I'm up early to eat breakfast this morning, and Bill has gotten up to eat with me. I am sad to leave this group of people, who have also become good friends in such a short time. I will miss them.
Kike arrives at 7 with a van to take me to the bus station. My seat is at the very back of the bus, next to Danielle, an Australian girl who is traveling the world for a year. We are about the same age, and end up talking for much of this long day of driving.
We stop every couple of hours to rest, stretch, and explore. The day is overcast, the first such day since I arrived in Cusco. The ride is long, and the guide on the bus is not nearly so skilled nor knowledgeable as Marco. But it's fun to stop in the little towns along the way, to see the small museums or exotic ruins or colorful markets. We stop for lunch at mid-day, a generous, varied buffet at a small restaurant, and eat well before piling back on the bus.
We arrive in Puno around 5 pm. After a little confusion, I find the woman who is supposed to pick me up and transfer me to the hotel. She tells me what I can expect for the next couple of days--I'll be heading out to Amantani Island on Lake Titicaca--and I ask her to explain in Spanish so that I can practice my comprehension. I'm surprised at how much my high school Spanish has improved even in these 10 days. I can speak it more confidently and understand a remarkable amount.
We arrive at the Q'elqatani Hotel, which is quaint and very centrally located, just off of Calle Lima.

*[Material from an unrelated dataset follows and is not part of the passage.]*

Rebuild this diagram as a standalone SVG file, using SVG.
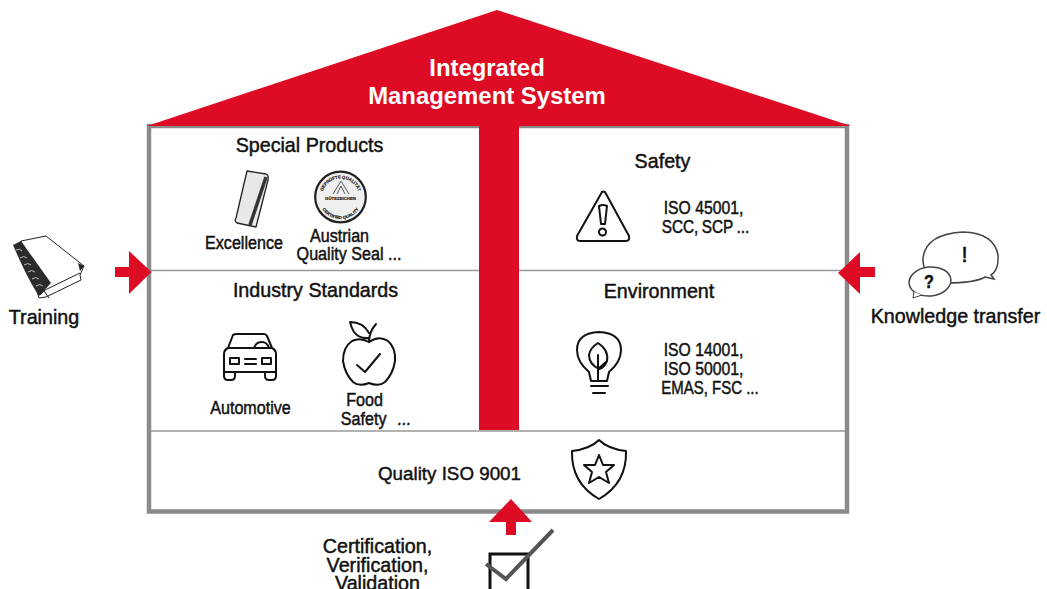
<svg xmlns="http://www.w3.org/2000/svg" xmlns:xlink="http://www.w3.org/1999/xlink" width="1047" height="589" viewBox="0 0 1047 589">
<style>
text{font-family:"Liberation Sans",Arial,sans-serif;fill:#111;stroke:#111;stroke-width:.45px;text-anchor:middle}
.h{font-size:19.700px}
.c{font-size:19.200px;stroke-width:.5px}
.w{fill:#fff;stroke:#fff;font-size:23.900px;font-weight:700;stroke-width:0}
.i{fill:none;stroke:#111;stroke-width:2;stroke-linecap:round;stroke-linejoin:round}
.r{fill:#dd0c24}
.l{stroke:#999;stroke-width:1.300;fill:none}
.s{font-size:4.300px;stroke-width:.15px;font-weight:700}
</style>
<defs>
<path id="sealTop" d="M322 197a18.500 18.500 0 1 1 37 0"/>
<path id="sealBot" d="M318.500 197a22 22 0 0 0 44 0"/>
</defs>
<rect width="1047" height="589" fill="#fff"/>

<g id="house">
<rect x="149" y="126" width="698" height="385.500" fill="#fff" stroke="#8a8a8a" stroke-width="4.500"/>
<path class="l" d="M151 270.500H845M151 431H845"/>
<rect class="r" x="479" y="120" width="40" height="310"/>
<polygon class="r" points="147,126 497,10 851,126"/>
<text class="w" x="487" y="75.500">Integrated</text>
<text class="w" x="487" y="104">Management System</text>
</g>

<g id="special-products">
<text class="h" x="309.500" y="152">Special Products</text>
<g id="excellence">
<path d="M247 171L266 174Q269 175 268 180L256 227L237 223Q234 221 236 218Z" fill="#e8e8e8" stroke="#222" stroke-width="1.300" stroke-linejoin="round"/>
<path d="M266 177L250 225" stroke="#333" stroke-width="3.500" fill="none"/>
<text class="c" transform="translate(244 248.500) scale(.84 1)">Excellence</text>
</g>
<g id="austrian-seal">
<circle cx="340.500" cy="197" r="25.300" fill="#efefef" stroke="#222" stroke-width="2.200"/>
<text class="s"><textPath xlink:href="#sealTop" startOffset="50%">GEPRÜFTE QUALITÄT</textPath></text>
<text class="s"><textPath xlink:href="#sealBot" startOffset="50%">CERTIFIED QUALITY</textPath></text>
<path d="M333 194L341 181L349 194M337 194L341 186L345 194" fill="none" stroke="#444" stroke-width=".9"/>
<text x="340.500" y="199.500" class="s">GÜTEZEICHEN</text>
<text class="c" transform="translate(339.500 242) scale(.84 1)">Austrian</text>
<text class="c" transform="translate(349 260) scale(.84 1)">Quality Seal ...</text>
</g>
</g>

<g id="industry-standards">
<text class="h" x="315.500" y="297">Industry Standards</text>
<g id="automotive">
<path class="i" d="M224 354Q224 350 228 348L233 335Q234 334 237 334H264Q266 334 267 336L272 348Q276 350 276 354V372H224Z"/>
<path class="i" d="M229 348H271M254 348Q256 342 262 342Q267 342 269 348"/>
<rect class="i" x="230" y="358" width="9" height="6"/><rect class="i" x="262" y="358" width="9" height="6"/>
<path class="i" d="M245 359H256M245 364H256M224 372V376Q224 380 228 380H231Q235 380 235 376V372M265 372V376Q265 380 269 380H272Q276 380 276 376V372"/>
<text class="c" transform="translate(250.500 413.500) scale(.84 1)">Automotive</text>
</g>
<g id="food-safety">
<path class="i" d="M369 342Q379 335 388 341Q396 348 395 361Q393 374 385 382Q379 387 369 383Q359 387 353 382Q345 374 343 361Q343 347 352 341Q360 337 369 342Z"/>
<path class="i" d="M369 342Q369 332 376 324M369 338Q359 339 354 332Q351 327 350 322Q363 322 369 333"/>
<path class="i" d="M357 365L365 372L380 354"/>
<text class="c" transform="translate(364.500 406) scale(.84 1)">Food</text>
<text class="c" transform="translate(376 425) scale(.84 1)">Safety<tspan dx="8" font-style="italic"> ...</tspan></text>
</g>
</g>

<g id="safety">
<text class="h" x="662.500" y="167.500">Safety</text>
<path class="i" d="M602 192Q603 191 605 192L629 236Q630 241 626 241H580Q576 241 577 236Z"/>
<path class="i" d="M599 206Q603 204 607 206L605 224H601Z"/><circle class="i" cx="602.500" cy="232" r="3.500"/>
<text class="c" transform="translate(703.500 214) scale(.82 1)">ISO 45001,</text>
<text class="c" transform="translate(705.500 233) scale(.8 1)" word-spacing="-1">SCC, SCP ...</text>
</g>

<g id="environment">
<text class="h" x="659" y="298">Environment</text>
<path class="i" d="M591 381L589 372Q577 362 577 350Q577 333 599 332Q621 333 621 350Q621 362 609 372L607 381Z"/>
<path class="i" d="M598 343Q609 350 607 361Q604 368 599 369Q589 364 589 355Q590 348 598 343ZM598 381V355M598 369L606 362"/>
<path class="i" d="M591 386H608M593 393H605"/>
<text class="c" transform="translate(703.500 356) scale(.82 1)">ISO 14001,</text>
<text class="c" transform="translate(703.500 375) scale(.82 1)">ISO 50001,</text>
<text class="c" transform="translate(710 394) scale(.78 1)">EMAS, FSC ...</text>
</g>

<g id="quality">
<text class="h" x="449.500" y="480" style="font-size:18.800px">Quality ISO 9001</text>
<path class="i" d="M599 440Q608 449 626 451Q627 483 599 499Q571 483 572 451Q590 449 599 440Z"/>
<path class="i" d="M599 455L603 465L614 465L606 472L609 483L599 477L589 483L592 472L584 465L595 465Z"/>
</g>

<g id="connectors">
<polygon class="r" points="115,267 129,267 129,251 151.500,272 129,294 129,277 115,277"/>
<polygon class="r" points="875,267 860,267 860,252 838,273 860,294 860,277 875,277"/>
<polygon class="r" points="511,499 532,522 516,522 516,535 506,535 506,522 489,522"/>
</g>

<g id="training">
<path d="M21 241L46 236L84 266L80 275L81 280L46 297L39 298Z" fill="#fff" stroke="#222" stroke-width="1"/>
<path d="M13 245L21 241L51 283L39 296Q28 280 13 245Z" fill="#2b2b2b"/>
<path d="M78 263L84 266L80 271Z" fill="#222"/>
<path d="M16 250Q20 248 22 251M20 258Q24 255 27 258M24 265Q28 262 31 265M28 272Q32 269 35 272M32 279Q36 276 39 279M36 286Q40 283 43 286" stroke="#bbb" stroke-width="1" fill="none"/>
<path d="M44 291L49 298M40 295L45 290L80 273" stroke="#222" stroke-width="1" fill="none"/>
<text class="h" x="44" y="323.500">Training</text>
</g>

<g id="knowledge-transfer">
<path d="M946 283Q922 277 923 258Q926 234 963 232Q994 233 998 255Q999 270 991 275L994 279L985 277Q975 283 946 283Z" fill="#fff" stroke="#444" stroke-width="1.500"/>
<ellipse cx="930" cy="281.500" rx="21" ry="14.500" transform="rotate(-6 930 281.500)" fill="#fff" stroke="#444" stroke-width="1.500"/>
<path d="M914 292L913 298L922 295" fill="#fff" stroke="#444" stroke-width="1"/>
<text x="964.500" y="262" style="font-size:22px;font-weight:400;stroke-width:.6px">!</text>
<text x="929" y="288" style="font-size:18px;font-weight:700" transform="translate(92.900 0) scale(.9 1)">?</text>
<text class="h" x="955.500" y="322.500">Knowledge transfer</text>
</g>

<g id="certification">
<text class="h" x="377.500" y="552.500">Certification,</text>
<text class="h" x="377.500" y="571.500">Verification,</text>
<text class="h" x="377.500" y="590">Validation</text>
<path d="M490 589V554H528V589" fill="none" stroke="#111" stroke-width="3"/>
<path d="M486 564L506 579L553 530" fill="none" stroke="#555" stroke-width="4"/>
</g>
</svg>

The bed is perhaps the most comfortable of all I've slept in on this trip. Danielle and I had decided to meet for dinner, so we venture out together along Calle Lima. She is frugal, so much so that she bargains for the price of our meal at the restaurant. With my group, I ended up paying more for meals than I'd expected, but we always went to fairly fancy restaurants. Danielle teaches me about the 'tourist menu,' a set menu that generally includes a choice of appetizer, drink, entree, and dessert, for a set price which is much less expensive than the ala carte menu. A pity I didn't know of this option earlier . . .
After dinner we explore the local markets. Night has fallen, and the streets are a blur of light and color and sound. We find stands that sell fruit, books, music, meat, clothing, jewelry. This part of town has few tourists--we are almost the only light-haired people, and the Peruvians stare at us curiously. Perhaps not many tourists venture this far away from the main areas of town.